IJCoL (Dec 2023)
The Kolipsi Corpus Family: Resources for Learner Corpus Research in Italian and German
Abstract
This article describes the Kolipsi Corpus Family (KCF), a collection of eight related resources for learner corpus research in German and Italian. The KCF supports the study of second language (L2) acquisition of Italian and German in upper secondary schools. It subsumes four L2 corpora with comparable corpus design (with respect to data collection, writing tasks, additional metadata, annotation and processing), portraying two homogeneous learner groups and their learner varieties. The corpora are representative of language learners in the multilingual Italian province of South Tyrol, where both languages are taught daily. The L2 corpora were collected at two different points in time, in 2007 (Kolipsi-1) and 2014 (Kolipsi-2), and all texts were labeled with CEFR levels to allow comparisons of proficiency levels across time. L2 German texts were collected in schools with Italian as the main language of instruction, whereas L2 Italian texts were collected in schools with German as the main language of instruction.

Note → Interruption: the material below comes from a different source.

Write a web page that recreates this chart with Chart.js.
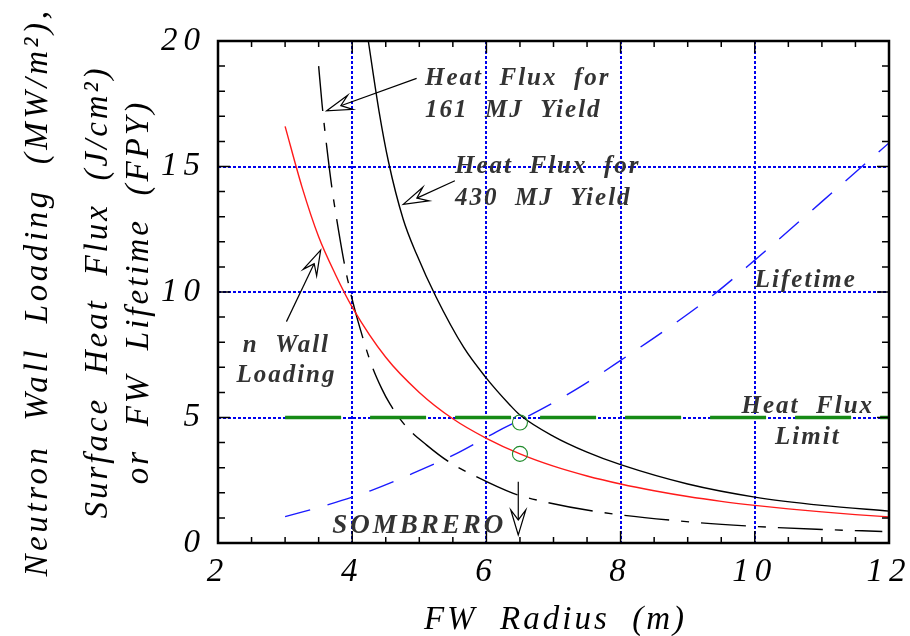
<!DOCTYPE html>
<html>
<head>
<meta charset="utf-8">
<script src="https://cdn.jsdelivr.net/npm/chart.js@4/dist/chart.umd.min.js"></script>
<style>
  html, body { margin: 0; padding: 0; background: #fff; }
  #wrap { width: 910px; height: 636px; }
</style>
</head>
<body>
<div id="wrap"><canvas id="c" width="910" height="636"></canvas></div>
<script>
// --- data (FW radius in m) ---
const wallR = [3, 3.25, 3.5, 3.75, 4, 4.5, 5, 5.5, 6, 6.5, 7, 7.5, 8, 8.5, 9, 9.5, 10, 10.5, 11, 11.5, 12];
const wallLoad = [16.6, 14.2, 12.2, 10.7, 9.4, 7.4, 6.0, 4.95, 4.17, 3.55, 3.06, 2.67, 2.35, 2.08, 1.85, 1.66, 1.50, 1.36, 1.24, 1.13, 1.04];

const r430 = [4.24, 4.4, 4.54, 4.76, 4.96, 5.25, 5.66, 5.99, 6.35, 6.5, 7.0, 7.5, 8, 9, 10, 11, 12];
const flux430 = [20, 17.2, 15.2, 12.9, 11.5, 9.8, 7.8, 6.6, 5.5, 5.1, 4.25, 3.62, 3.12, 2.35, 1.83, 1.5, 1.27];

const r161 = [3.5, 3.55, 3.62, 3.7, 3.8, 3.9, 4.0, 4.09, 4.28, 4.44, 4.56, 4.8, 5.11, 5.46, 5.8, 6.4, 6.8, 7.64, 8.9, 10, 11, 11.9];
const flux161 = [19.0, 17.5, 15.8, 14.1, 12.4, 10.9, 9.7, 8.8, 7.16, 6.15, 5.55, 4.65, 3.9, 3.2, 2.71, 1.98, 1.68, 1.25, 0.87, 0.66, 0.54, 0.46];

const lifeR = [3, 3.62, 4.27, 4.91, 5.56, 6.15, 6.8, 7.44, 8.07, 8.74, 9.38, 10, 11, 12];
const lifetime = [1.05, 1.51, 2.08, 2.78, 3.57, 4.43, 5.30, 6.29, 7.40, 8.62, 9.88, 11.27, 13.6, 15.94];

const limitR = [3, 12];
const limitFlux = [5, 5];

const pointR = [6.5, 6.5];
const pointVal = [4.8, 3.55];

// annotation text and arrows, placed in data units
const notes = [
  { t: 'Heat  Flux  for', x: 5.085, y: 18.25, a: 'left' },
  { t: '161  MJ  Yield',  x: 5.085, y: 16.97, a: 'left' },
  { t: 'Heat  Flux  for', x: 5.532, y: 14.74, a: 'left' },
  { t: '430  MJ  Yield',  x: 5.532, y: 13.47, a: 'left' },
  { t: 'n  Wall',         x: 3.02,  y: 7.61,  a: 'center' },
  { t: 'Loading',         x: 3.02,  y: 6.41,  a: 'center' },
  { t: 'Lifetime',        x: 10.0,  y: 10.2,  a: 'left' },
  { t: 'Heat  Flux',      x: 10.79, y: 5.18,  a: 'center' },
  { t: 'Limit',           x: 10.79, y: 3.94,  a: 'center' },
  { t: 'SOMBRERO',        x: 5.0,   y: 0.40,  a: 'center', big: true },
];
const arrows = [
  { from: [4.96, 18.51], to: [3.62, 17.22] },
  { from: [5.53, 14.43], to: [4.76, 13.49] },
  { from: [3.02, 8.82],  to: [3.53, 11.67] },
  { from: [6.475, 2.44], to: [6.475, 0.32] },
];

const SERIF = "'Liberation Serif', 'Times New Roman', serif";

function pts(xs, ys) {
  return xs.map((x, i) => ({ x: x, y: ys[i] }));
}

function drawArrow(ctx, x1, y1, x2, y2) {
  const ang = Math.atan2(y2 - y1, x2 - x1);
  const ux = Math.cos(ang), uy = Math.sin(ang);
  const head = 25, half = 7.5, notch = 15;
  const bx = x2 - ux * head, by = y2 - uy * head;
  const nx = x2 - ux * notch, ny = y2 - uy * notch;
  ctx.beginPath();
  ctx.moveTo(x1, y1);
  ctx.lineTo(nx, ny);
  ctx.stroke();
  ctx.beginPath();
  ctx.moveTo(x2, y2);
  ctx.lineTo(bx - uy * half, by + ux * half);
  ctx.lineTo(nx, ny);
  ctx.lineTo(bx + uy * half, by - ux * half);
  ctx.closePath();
  ctx.fillStyle = '#fff';
  ctx.fill();
  ctx.stroke();
}

const decor = {
  id: 'decor',
  beforeUpdate(chart) { chart.ctx.letterSpacing = '6px'; },
  beforeDraw(chart) { chart.ctx.letterSpacing = '6px'; },
  beforeDatasetsDraw(chart) {
    const { ctx, chartArea: a, scales: { x, y } } = chart;
    ctx.save();
    ctx.strokeStyle = '#0000ee';
    ctx.lineWidth = 2;
    ctx.setLineDash([3, 2]);
    x.ticks.forEach(t => {
      if (t.value <= x.min || t.value >= x.max) return;
      const px = Math.round(x.getPixelForValue(t.value));
      ctx.beginPath(); ctx.moveTo(px, a.top); ctx.lineTo(px, a.bottom); ctx.stroke();
    });
    y.ticks.forEach(t => {
      if (t.value <= y.min || t.value >= y.max) return;
      const py = Math.round(y.getPixelForValue(t.value));
      ctx.beginPath(); ctx.moveTo(a.left, py); ctx.lineTo(a.right, py); ctx.stroke();
    });
    ctx.restore();
  },
  afterDatasetsDraw(chart) {
    const { ctx, chartArea: a, scales: { x, y } } = chart;
    ctx.save();
    ctx.strokeStyle = '#000';
    ctx.lineWidth = 1.5;
    // minor + major ticks, inside, all four sides
    for (let v = x.min; v <= x.max + 1e-9; v += 0.5) {
      const px = x.getPixelForValue(v);
      const len = Math.abs(v % 2) < 1e-9 ? 12 : 6;
      ctx.beginPath();
      ctx.moveTo(px, a.bottom); ctx.lineTo(px, a.bottom - len);
      ctx.moveTo(px, a.top); ctx.lineTo(px, a.top + len);
      ctx.stroke();
    }
    for (let v = y.min; v <= y.max + 1e-9; v += 1) {
      const py = y.getPixelForValue(v);
      const len = Math.abs(v % 5) < 1e-9 ? 12 : 7;
      ctx.beginPath();
      ctx.moveTo(a.left, py); ctx.lineTo(a.left + len, py);
      ctx.moveTo(a.right, py); ctx.lineTo(a.right - len, py);
      ctx.stroke();
    }
    ctx.lineWidth = 2.5;
    ctx.strokeRect(a.left, a.top, a.right - a.left, a.bottom - a.top);
    ctx.restore();
  },
  afterDraw(chart) {
    const { ctx, chartArea: a, scales: { x, y } } = chart;
    ctx.save();
    // axis titles
    ctx.fillStyle = '#000';
    ctx.font = 'italic 33px ' + SERIF;
    ctx.letterSpacing = '3px';
    ctx.textAlign = 'center';
    ctx.textBaseline = 'alphabetic';
    ctx.fillText('FW  Radius  (m)', (a.left + a.right) / 2 + 2, 629);

    const cy = (a.top + a.bottom) / 2;
    const yLines = [
      ['Neutron  Wall  Loading  (MW/m\u00B2),', 47, '3.6px'],
      ['Surface  Heat  Flux  (J/cm\u00B2)', 107, '3px'],
      ['or  FW  Lifetime  (FPY)', 148, '3px'],
    ];
    yLines.forEach(([s, bx, sp]) => {
      ctx.save();
      ctx.letterSpacing = sp;
      ctx.translate(bx, cy);
      ctx.rotate(-Math.PI / 2);
      ctx.fillText(s, 0, 0);
      ctx.restore();
    });

    // annotations
    ctx.fillStyle = '#333';
    notes.forEach(n => {
      ctx.font = 'italic bold ' + (n.big ? 27 : 25) + 'px ' + SERIF;
      ctx.letterSpacing = n.big ? '3px' : '2px';
      ctx.textAlign = n.a;
      ctx.fillText(n.t, x.getPixelForValue(n.x), y.getPixelForValue(n.y));
    });

    ctx.strokeStyle = '#000';
    ctx.lineWidth = 1.2;
    arrows.forEach(r => {
      drawArrow(ctx,
        x.getPixelForValue(r.from[0]), y.getPixelForValue(r.from[1]),
        x.getPixelForValue(r.to[0]), y.getPixelForValue(r.to[1]));
    });
    ctx.restore();
    ctx.letterSpacing = '6px';
  }
};

const lineBase = { pointRadius: 0, fill: false, cubicInterpolationMode: 'monotone', borderWidth: 1.4 };

new Chart(document.getElementById('c'), {
  type: 'line',
  data: {
    datasets: [
      Object.assign({}, lineBase, {
        label: 'Heat Flux Limit', data: pts(limitR, limitFlux),
        borderColor: '#168a16', borderWidth: 3.5, borderDash: [56, 29], cubicInterpolationMode: 'default', tension: 0,
      }),
      {
        label: 'Design point', data: pts(pointR, pointVal), showLine: false,
        pointStyle: 'circle', pointRadius: 7.5, pointBorderWidth: 1.1,
        borderColor: '#1f8a2a', backgroundColor: 'rgba(0,0,0,0)', pointBackgroundColor: 'rgba(0,0,0,0)',
      },
      Object.assign({}, lineBase, {
        label: 'n Wall Loading', data: pts(wallR, wallLoad), borderColor: '#ff1a1a',
      }),
      Object.assign({}, lineBase, {
        label: 'Heat Flux for 430 MJ Yield', data: pts(r430, flux430), borderColor: '#000',
      }),
      Object.assign({}, lineBase, {
        label: 'Heat Flux for 161 MJ Yield', data: pts(r161, flux161), borderColor: '#000',
        borderDash: [45, 12, 8, 12],
      }),
      Object.assign({}, lineBase, {
        label: 'Lifetime', data: pts(lifeR, lifetime), borderColor: '#1a1aff',
        borderDash: [26, 18],
      }),
    ]
  },
  options: {
    responsive: false,
    animation: false,
    layout: { padding: { top: 41, right: 21, left: 0, bottom: 0 } },
    plugins: { legend: { display: false }, tooltip: { enabled: false } },
    scales: {
      x: {
        type: 'linear', min: 2, max: 12,
        ticks: { stepSize: 2, padding: 10, color: '#000', maxRotation: 0,
                 font: { family: SERIF, style: 'italic', size: 33 } },
        grid: { display: false, drawTicks: false },
        border: { display: false },
        afterFit(s) { s.height = 93; s.paddingLeft = 0; s.paddingRight = 0; },
      },
      y: {
        type: 'linear', min: 0, max: 20,
        ticks: { stepSize: 5, padding: 12, color: '#000',
                 font: { family: SERIF, style: 'italic', size: 33 } },
        grid: { display: false, drawTicks: false },
        border: { display: false },
        afterFit(s) { s.width = 218; s.paddingTop = 0; s.paddingBottom = 0; },
      }
    }
  },
  plugins: [decor]
});
</script>
</body>
</html>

Additional resources within the KCF allow researchers to compare the students’ language competences in their L2 with the language competences in their first language (L1) in a different task (Kolipsi-Matura) and with similarly aged L1 writers performing the same task (Kolipsi-1-L1). All texts are freely available to the scientific community. Access to the data is granted via an ANNIS search interface and via the Eurac Research CLARIN Repository, from which corpus data can be downloaded in various formats.